Reducing or cutting impact fees is a scam targeting taxpayers. The Florida Impact Fee Act states: "The Legislature finds that impact fees are an important source of revenue for a local government to use in funding the infrastructure necessitated by new growth."
In 2009 most Manatee County impact fees were cut 50 percent, school impact fees were suspended. The rationale was that lower impact fees would allow developers to sell houses for less, which would mean more construction and more jobs, which would stimulate the economy.
That sounds good, but who is paying for the infrastructure that impact fees would have covered? In some cases infrastructure projects were delayed because funding wasn't available. Jobs were lost because of that.
In other cases, bonds were sold because developers needed infrastructure to connect their developments. Taxpayers will have to pay back those bonds, including interest.

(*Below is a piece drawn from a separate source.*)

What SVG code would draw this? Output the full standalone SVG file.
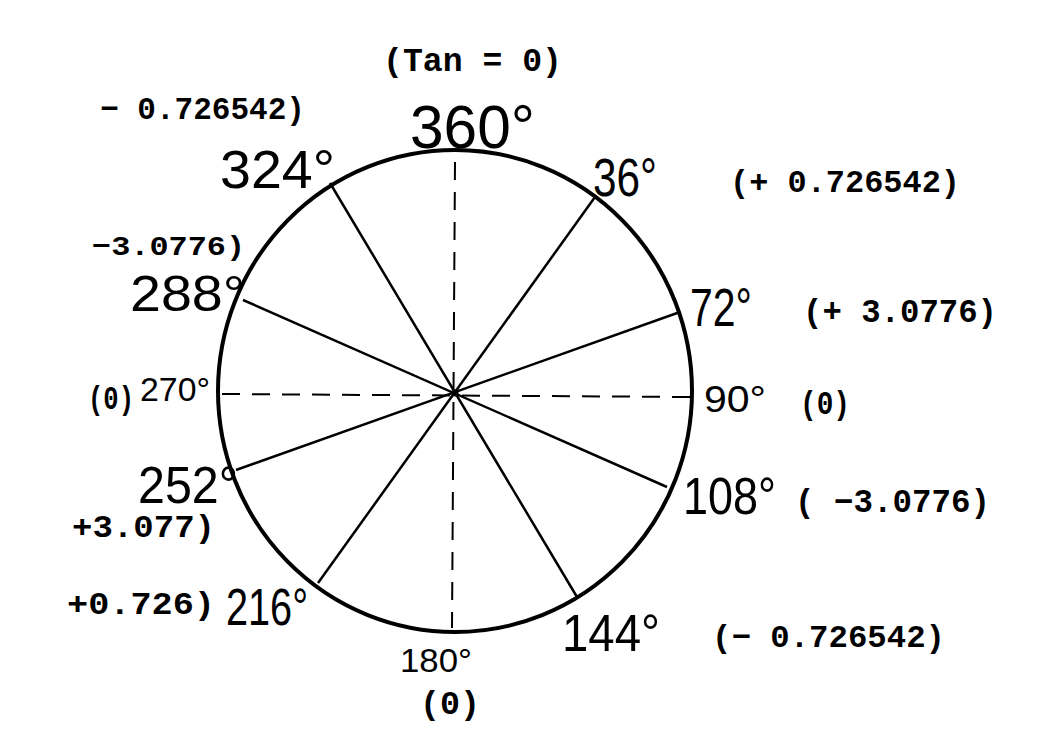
<svg xmlns="http://www.w3.org/2000/svg" width="1050" height="750" viewBox="0 0 1050 750">
<style>
.deg{font-family:"Liberation Sans","DejaVu Sans",sans-serif;font-weight:300;fill:#000}
.tw{font-family:"Liberation Mono","Courier New",monospace;font-weight:bold;fill:#000}
.spoke{stroke:#000;stroke-width:2.5;fill:none}
.dash{stroke:#000;stroke-width:2;fill:none;stroke-dasharray:18 12}
</style>
<rect width="1050" height="750" fill="#fff"/>
<g id="circle">
<ellipse cx="455" cy="391" rx="237" ry="241" fill="none" stroke="#000" stroke-width="4"/>
<circle cx="455" cy="393" r="3.5" fill="#000"/>
</g>
<g id="connectors">
<line class="spoke" x1="595" y1="197" x2="318" y2="583"/>
<line class="spoke" x1="680" y1="312" x2="236" y2="470"/>
<line class="spoke" x1="667" y1="487" x2="243" y2="300"/>
<line class="spoke" x1="577" y1="597" x2="330" y2="183"/>
<line class="dash" x1="455" y1="162" x2="452" y2="628"/>
<line class="dash" x1="222" y1="394" x2="690" y2="397"/>
</g>
<g id="labels-degrees">
<text class="deg" x="410" y="148" font-size="62" textLength="125" lengthAdjust="spacingAndGlyphs">360°</text>
<text class="deg" x="220" y="188" font-size="54" textLength="115" lengthAdjust="spacingAndGlyphs">324°</text>
<text class="deg" x="593" y="196" font-size="54" textLength="64" lengthAdjust="spacingAndGlyphs">36°</text>
<text class="deg" x="690" y="326" font-size="54" textLength="62" lengthAdjust="spacingAndGlyphs">72°</text>
<text class="deg" x="130" y="311" font-size="50" textLength="115" lengthAdjust="spacingAndGlyphs">288°</text>
<text class="deg" x="140" y="401" font-size="34" textLength="70" lengthAdjust="spacingAndGlyphs">270°</text>
<text class="deg" x="704" y="412" font-size="36" textLength="62" lengthAdjust="spacingAndGlyphs">90°</text>
<text class="deg" x="138" y="503" font-size="52" textLength="100" lengthAdjust="spacingAndGlyphs">252°</text>
<text class="deg" x="683" y="514" font-size="52" textLength="93" lengthAdjust="spacingAndGlyphs">108°</text>
<text class="deg" x="226" y="625" font-size="52" textLength="82" lengthAdjust="spacingAndGlyphs">216°</text>
<text class="deg" x="562" y="651" font-size="52" textLength="98" lengthAdjust="spacingAndGlyphs">144°</text>
<text class="deg" x="400" y="672" font-size="34" textLength="72" lengthAdjust="spacingAndGlyphs">180°</text>
</g>
<g id="labels-tan">
<text class="tw" x="383" y="71" font-size="33" textLength="179" lengthAdjust="spacingAndGlyphs">(Tan = 0)</text>
<text class="tw" x="100" y="119" font-size="32" textLength="205" lengthAdjust="spacingAndGlyphs">− 0.726542)</text>
<text class="tw" x="730" y="192" font-size="32" textLength="230" lengthAdjust="spacingAndGlyphs">(+ 0.726542)</text>
<text class="tw" x="803" y="322" font-size="33" textLength="194" lengthAdjust="spacingAndGlyphs">(+ 3.0776)</text>
<text class="tw" x="92" y="255" font-size="28" textLength="153" lengthAdjust="spacingAndGlyphs">−3.0776)</text>
<text class="tw" x="88" y="409" font-size="33" textLength="46" lengthAdjust="spacingAndGlyphs">(0)</text>
<text class="tw" x="800" y="414" font-size="33" textLength="50" lengthAdjust="spacingAndGlyphs">(0)</text>
<text class="tw" x="72" y="537" font-size="32" textLength="143" lengthAdjust="spacingAndGlyphs">+3.077)</text>
<text class="tw" x="795" y="512" font-size="33" textLength="195" lengthAdjust="spacingAndGlyphs">( −3.0776)</text>
<text class="tw" x="67" y="614" font-size="32" textLength="148" lengthAdjust="spacingAndGlyphs">+0.726)</text>
<text class="tw" x="712" y="647" font-size="32" textLength="233" lengthAdjust="spacingAndGlyphs">(− 0.726542)</text>
<text class="tw" x="420" y="714" font-size="33" textLength="60" lengthAdjust="spacingAndGlyphs">(0)</text>
</g>
</svg>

The county has not collected over $90 million in impact fees since 2009. All that money would have been spent locally, which would have created many jobs.
So, where did that money go? Developers will say they reduced prices of houses so the home buyers benefited, but there is no proof that actually happened.
We do know that the developers are flush with cash and have offered to buy land from anyone who wants to sell it.
St. Johns County didn't reduce residential impact fees. "It remains one of the fastest-growing places in Florida, if not the nation."
Its population increased 54 percent from 2000 to 2010.
Residential construction is booming here, but there is no proof that growth resulted from impact fee cuts.
What we do know is that we have less infrastructure, bigger debt, a school system that is broke but needs at least three new schools, and a sales tax increase and millage increase is pending.